▶ _Given exercise_
Without including the pictures, copy out every line below.

** start Information supplied **

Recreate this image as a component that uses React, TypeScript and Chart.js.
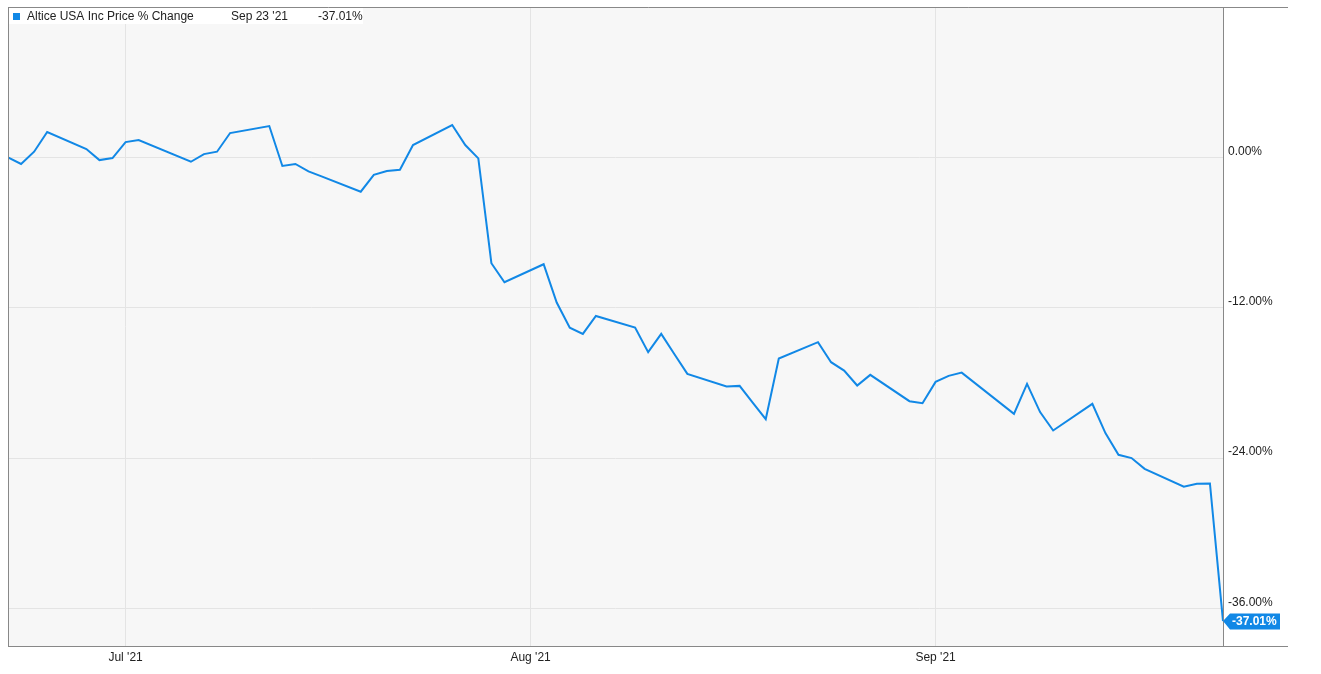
import React, { useEffect, useRef } from "react";
import { Chart, registerables } from "chart.js";

Chart.register(...registerables);

const SERIES_NAME = "Altice USA Inc Price % Change";
const LAST_DATE_LABEL = "Sep 23 '21";

const dates: string[] = [
  "2021-06-22", "2021-06-23", "2021-06-24", "2021-06-25", "2021-06-28", "2021-06-29", "2021-06-30",
  "2021-07-01", "2021-07-02", "2021-07-06", "2021-07-07", "2021-07-08", "2021-07-09",
  "2021-07-12", "2021-07-13", "2021-07-14", "2021-07-15", "2021-07-16",
  "2021-07-19", "2021-07-20", "2021-07-21", "2021-07-22", "2021-07-23",
  "2021-07-26", "2021-07-27", "2021-07-28", "2021-07-29", "2021-07-30",
  "2021-08-02", "2021-08-03", "2021-08-04", "2021-08-05", "2021-08-06",
  "2021-08-09", "2021-08-10", "2021-08-11", "2021-08-12", "2021-08-13",
  "2021-08-16", "2021-08-17", "2021-08-18", "2021-08-19", "2021-08-20",
  "2021-08-23", "2021-08-24", "2021-08-25", "2021-08-26", "2021-08-27",
  "2021-08-30", "2021-08-31", "2021-09-01", "2021-09-02", "2021-09-03",
  "2021-09-07", "2021-09-08", "2021-09-09", "2021-09-10",
  "2021-09-13", "2021-09-14", "2021-09-15", "2021-09-16", "2021-09-17",
  "2021-09-20", "2021-09-21", "2021-09-22", "2021-09-23",
];

const pctChange: number[] = [
  0.0, -0.53, 0.45, 2.02, 0.66, -0.22, -0.06,
  1.22, 1.38, -0.35, 0.26, 0.45, 1.94,
  2.5, -0.69, -0.53, -1.12, -1.52,
  -2.74, -1.39, -1.09, -0.99, 0.98,
  2.58, 0.98, -0.08, -8.45, -9.97,
  -8.53, -11.59, -13.59, -14.09, -12.66,
  -13.59, -15.55, -14.09, -15.69, -17.28,
  -18.29, -18.24, -19.57, -20.89, -16.06,
  -14.75, -16.35, -17.02, -18.21, -17.36,
  -19.46, -19.62, -17.92, -17.44, -17.18,
  -20.47, -18.08, -20.33, -21.8,
  -19.67, -22.01, -23.74, -24.0, -24.86,
  -26.29, -26.05, -26.03, -37.01,
];

const xTickDates: string[] = ["2021-07-01", "2021-08-01", "2021-09-01"];
const xTickLabels: string[] = ["Jul '21", "Aug '21", "Sep '21"];
const yTickValues: number[] = [-36, -24, -12, 0];

const BASE = Date.UTC(2021, 6, 1);
const dayOf = (s: string) => {
  const [y, m, d] = s.split("-").map(Number);
  return Math.round((Date.UTC(y, m - 1, d) - BASE) / 86400000);
};

const LINE_COLOR = "#1188e6";
const FONT = "'Liberation Sans', Arial, sans-serif";

export default function App() {
  const ref = useRef<HTMLCanvasElement | null>(null);

  useEffect(() => {
    if (!ref.current) return;
    const points = dates.map((d, i) => ({ x: dayOf(d), y: pctChange[i] }));
    const xTicks = xTickDates.map(dayOf);

    const decor = {
      id: "decor",
      beforeDraw(chart: any) {
        const { ctx, chartArea: a } = chart;
        ctx.save();
        ctx.fillStyle = "#f7f7f7";
        ctx.fillRect(a.left, a.top, a.right - a.left, a.bottom - a.top);
        ctx.restore();
      },
      afterDraw(chart: any) {
        const { ctx, chartArea: a } = chart;
        const xs = chart.scales.x;
        const ys = chart.scales.y;
        ctx.save();
        // frame lines
        ctx.strokeStyle = "#888888";
        ctx.lineWidth = 1;
        ctx.beginPath();
        ctx.moveTo(a.left + 0.5, a.top + 0.5);
        ctx.lineTo(1288, a.top + 0.5);
        ctx.moveTo(a.left + 0.5, a.top);
        ctx.lineTo(a.left + 0.5, a.bottom + 1);
        ctx.moveTo(a.left, a.bottom + 0.5);
        ctx.lineTo(1288, a.bottom + 0.5);
        ctx.stroke();

        // legend box
        ctx.fillStyle = "#ffffff";
        ctx.fillRect(a.left + 1, a.top + 1, 354, 16);
        ctx.fillStyle = LINE_COLOR;
        ctx.fillRect(13, 13, 7, 7);
        ctx.fillStyle = "#222222";
        ctx.font = "12px " + FONT;
        ctx.textBaseline = "middle";
        ctx.textAlign = "left";
        ctx.fillText(SERIES_NAME, 27, 16.5);
        ctx.fillText(LAST_DATE_LABEL, 231, 16.5);
        const last = pctChange[pctChange.length - 1];
        ctx.fillText(last.toFixed(2) + "%", 318, 16.5);

        // end value flag
        const lx = xs.getPixelForValue(points[points.length - 1].x);
        const ly = ys.getPixelForValue(last);
        ctx.fillStyle = LINE_COLOR;
        ctx.beginPath();
        ctx.moveTo(lx, ly);
        ctx.lineTo(lx + 7, ly - 7.5);
        ctx.lineTo(lx + 57, ly - 7.5);
        ctx.lineTo(lx + 57, ly + 8.5);
        ctx.lineTo(lx + 7, ly + 8.5);
        ctx.closePath();
        ctx.fill();
        ctx.fillStyle = "#ffffff";
        ctx.font = "bold 12px " + FONT;
        ctx.fillText(last.toFixed(2) + "%", lx + 9, ly + 1);
        ctx.restore();
      },
    };

    const chart = new Chart(ref.current, {
      type: "line",
      data: {
        datasets: [
          {
            label: SERIES_NAME,
            data: points,
            borderColor: LINE_COLOR,
            backgroundColor: LINE_COLOR,
            borderWidth: 2,
            pointRadius: 0,
            tension: 0,
            fill: false,
          },
        ],
      },
      options: {
        animation: false,
        responsive: true,
        maintainAspectRatio: false,
        layout: { padding: { left: 8, top: 7, right: 0, bottom: 0 } },
        plugins: { legend: { display: false }, tooltip: { enabled: false } },
        scales: {
          x: {
            type: "linear",
            min: dayOf(dates[0]),
            max: dayOf(dates[dates.length - 1]),
            afterBuildTicks: (s: any) => {
              s.ticks = xTicks.map((v) => ({ value: v }));
            },
            afterFit: (s: any) => {
              s.height = 28;
              s.paddingLeft = 0;
              s.paddingRight = 0;
            },
            ticks: {
              autoSkip: false,
              maxRotation: 0,
              padding: 4,
              color: "#222222",
              font: { family: FONT, size: 12 },
              callback: (_v: any, i: number) => xTickLabels[i],
            },
            grid: { color: "#e4e4e4", drawTicks: false },
            border: { display: true, color: "#888888" },
          },
          y: {
            type: "linear",
            position: "right",
            min: -39,
            max: 12,
            afterBuildTicks: (s: any) => {
              s.ticks = yTickValues.map((v) => ({ value: v }));
            },
            afterFit: (s: any) => {
              s.width = 98;
              s.paddingTop = 0;
              s.paddingBottom = 0;
            },
            ticks: {
              padding: 5,
              labelOffset: -6,
              color: "#222222",
              font: { family: FONT, size: 12 },
              callback: (v: any) => Number(v).toFixed(2) + "%",
            },
            grid: { color: "#e4e4e4", drawTicks: false },
            border: { display: true, color: "#888888" },
          },
        },
      },
      plugins: [decor],
    });
    return () => chart.destroy();
  }, []);

  return (
    <div style={{ position: "absolute", left: 0, top: 0, width: 1321, height: 674, background: "#ffffff" }}>
      <canvas ref={ref} />
    </div>
  );
}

** end Information supplied **

▶ _Exercise answer_
Recreate this image as a component that uses React, TypeScript and Chart.js.
import React, { useEffect, useRef } from "react";
import { Chart, registerables } from "chart.js";

Chart.register(...registerables);

const SERIES_NAME = "Altice USA Inc Price % Change";
const LAST_DATE_LABEL = "Sep 23 '21";

const dates: string[] = [
  "2021-06-22", "2021-06-23", "2021-06-24", "2021-06-25", "2021-06-28", "2021-06-29", "2021-06-30",
  "2021-07-01", "2021-07-02", "2021-07-06", "2021-07-07", "2021-07-08", "2021-07-09",
  "2021-07-12", "2021-07-13", "2021-07-14", "2021-07-15", "2021-07-16",
  "2021-07-19", "2021-07-20", "2021-07-21", "2021-07-22", "2021-07-23",
  "2021-07-26", "2021-07-27", "2021-07-28", "2021-07-29", "2021-07-30",
  "2021-08-02", "2021-08-03", "2021-08-04", "2021-08-05", "2021-08-06",
  "2021-08-09", "2021-08-10", "2021-08-11", "2021-08-12", "2021-08-13",
  "2021-08-16", "2021-08-17", "2021-08-18", "2021-08-19", "2021-08-20",
  "2021-08-23", "2021-08-24", "2021-08-25", "2021-08-26", "2021-08-27",
  "2021-08-30", "2021-08-31", "2021-09-01", "2021-09-02", "2021-09-03",
  "2021-09-07", "2021-09-08", "2021-09-09", "2021-09-10",
  "2021-09-13", "2021-09-14", "2021-09-15", "2021-09-16", "2021-09-17",
  "2021-09-20", "2021-09-21", "2021-09-22", "2021-09-23",
];

const pctChange: number[] = [
  0.0, -0.53, 0.45, 2.02, 0.66, -0.22, -0.06,
  1.22, 1.38, -0.35, 0.26, 0.45, 1.94,
  2.5, -0.69, -0.53, -1.12, -1.52,
  -2.74, -1.39, -1.09, -0.99, 0.98,
  2.58, 0.98, -0.08, -8.45, -9.97,
  -8.53, -11.59, -13.59, -14.09, -12.66,
  -13.59, -15.55, -14.09, -15.69, -17.28,
  -18.29, -18.24, -19.57, -20.89, -16.06,
  -14.75, -16.35, -17.02, -18.21, -17.36,
  -19.46, -19.62, -17.92, -17.44, -17.18,
  -20.47, -18.08, -20.33, -21.8,
  -19.67, -22.01, -23.74, -24.0, -24.86,
  -26.29, -26.05, -26.03, -37.01,
];

const xTickDates: string[] = ["2021-07-01", "2021-08-01", "2021-09-01"];
const xTickLabels: string[] = ["Jul '21", "Aug '21", "Sep '21"];
const yTickValues: number[] = [-36, -24, -12, 0];

const BASE = Date.UTC(2021, 6, 1);
const dayOf = (s: string) => {
  const [y, m, d] = s.split("-").map(Number);
  return Math.round((Date.UTC(y, m - 1, d) - BASE) / 86400000);
};

const LINE_COLOR = "#1188e6";
const FONT = "'Liberation Sans', Arial, sans-serif";

export default function App() {
  const ref = useRef<HTMLCanvasElement | null>(null);

  useEffect(() => {
    if (!ref.current) return;
    const points = dates.map((d, i) => ({ x: dayOf(d), y: pctChange[i] }));
    const xTicks = xTickDates.map(dayOf);

    const decor = {
      id: "decor",
      beforeDraw(chart: any) {
        const { ctx, chartArea: a } = chart;
        ctx.save();
        ctx.fillStyle = "#f7f7f7";
        ctx.fillRect(a.left, a.top, a.right - a.left, a.bottom - a.top);
        ctx.restore();
      },
      afterDraw(chart: any) {
        const { ctx, chartArea: a } = chart;
        const xs = chart.scales.x;
        const ys = chart.scales.y;
        ctx.save();
        // frame lines
        ctx.strokeStyle = "#888888";
        ctx.lineWidth = 1;
        ctx.beginPath();
        ctx.moveTo(a.left + 0.5, a.top + 0.5);
        ctx.lineTo(1288, a.top + 0.5);
        ctx.moveTo(a.left + 0.5, a.top);
        ctx.lineTo(a.left + 0.5, a.bottom + 1);
        ctx.moveTo(a.left, a.bottom + 0.5);
        ctx.lineTo(1288, a.bottom + 0.5);
        ctx.stroke();

        // legend box
        ctx.fillStyle = "#ffffff";
        ctx.fillRect(a.left + 1, a.top + 1, 354, 16);
        ctx.fillStyle = LINE_COLOR;
        ctx.fillRect(13, 13, 7, 7);
        ctx.fillStyle = "#222222";
        ctx.font = "12px " + FONT;
        ctx.textBaseline = "middle";
        ctx.textAlign = "left";
        ctx.fillText(SERIES_NAME, 27, 16.5);
        ctx.fillText(LAST_DATE_LABEL, 231, 16.5);
        const last = pctChange[pctChange.length - 1];
        ctx.fillText(last.toFixed(2) + "%", 318, 16.5);

        // end value flag
        const lx = xs.getPixelForValue(points[points.length - 1].x);
        const ly = ys.getPixelForValue(last);
        ctx.fillStyle = LINE_COLOR;
        ctx.beginPath();
        ctx.moveTo(lx, ly);
        ctx.lineTo(lx + 7, ly - 7.5);
        ctx.lineTo(lx + 57, ly - 7.5);
        ctx.lineTo(lx + 57, ly + 8.5);
        ctx.lineTo(lx + 7, ly + 8.5);
        ctx.closePath();
        ctx.fill();
        ctx.fillStyle = "#ffffff";
        ctx.font = "bold 12px " + FONT;
        ctx.fillText(last.toFixed(2) + "%", lx + 9, ly + 1);
        ctx.restore();
      },
    };

    const chart = new Chart(ref.current, {
      type: "line",
      data: {
        datasets: [
          {
            label: SERIES_NAME,
            data: points,
            borderColor: LINE_COLOR,
            backgroundColor: LINE_COLOR,
            borderWidth: 2,
            pointRadius: 0,
            tension: 0,
            fill: false,
          },
        ],
      },
      options: {
        animation: false,
        responsive: true,
        maintainAspectRatio: false,
        layout: { padding: { left: 8, top: 7, right: 0, bottom: 0 } },
        plugins: { legend: { display: false }, tooltip: { enabled: false } },
        scales: {
          x: {
            type: "linear",
            min: dayOf(dates[0]),
            max: dayOf(dates[dates.length - 1]),
            afterBuildTicks: (s: any) => {
              s.ticks = xTicks.map((v) => ({ value: v }));
            },
            afterFit: (s: any) => {
              s.height = 28;
              s.paddingLeft = 0;
              s.paddingRight = 0;
            },
            ticks: {
              autoSkip: false,
              maxRotation: 0,
              padding: 4,
              color: "#222222",
              font: { family: FONT, size: 12 },
              callback: (_v: any, i: number) => xTickLabels[i],
            },
            grid: { color: "#e4e4e4", drawTicks: false },
            border: { display: true, color: "#888888" },
          },
          y: {
            type: "linear",
            position: "right",
            min: -39,
            max: 12,
            afterBuildTicks: (s: any) => {
              s.ticks = yTickValues.map((v) => ({ value: v }));
            },
            afterFit: (s: any) => {
              s.width = 98;
              s.paddingTop = 0;
              s.paddingBottom = 0;
            },
            ticks: {
              padding: 5,
              labelOffset: -6,
              color: "#222222",
              font: { family: FONT, size: 12 },
              callback: (v: any) => Number(v).toFixed(2) + "%",
            },
            grid: { color: "#e4e4e4", drawTicks: false },
            border: { display: true, color: "#888888" },
          },
        },
      },
      plugins: [decor],
    });
    return () => chart.destroy();
  }, []);

  return (
    <div style={{ position: "absolute", left: 0, top: 0, width: 1321, height: 674, background: "#ffffff" }}>
      <canvas ref={ref} />
    </div>
  );
}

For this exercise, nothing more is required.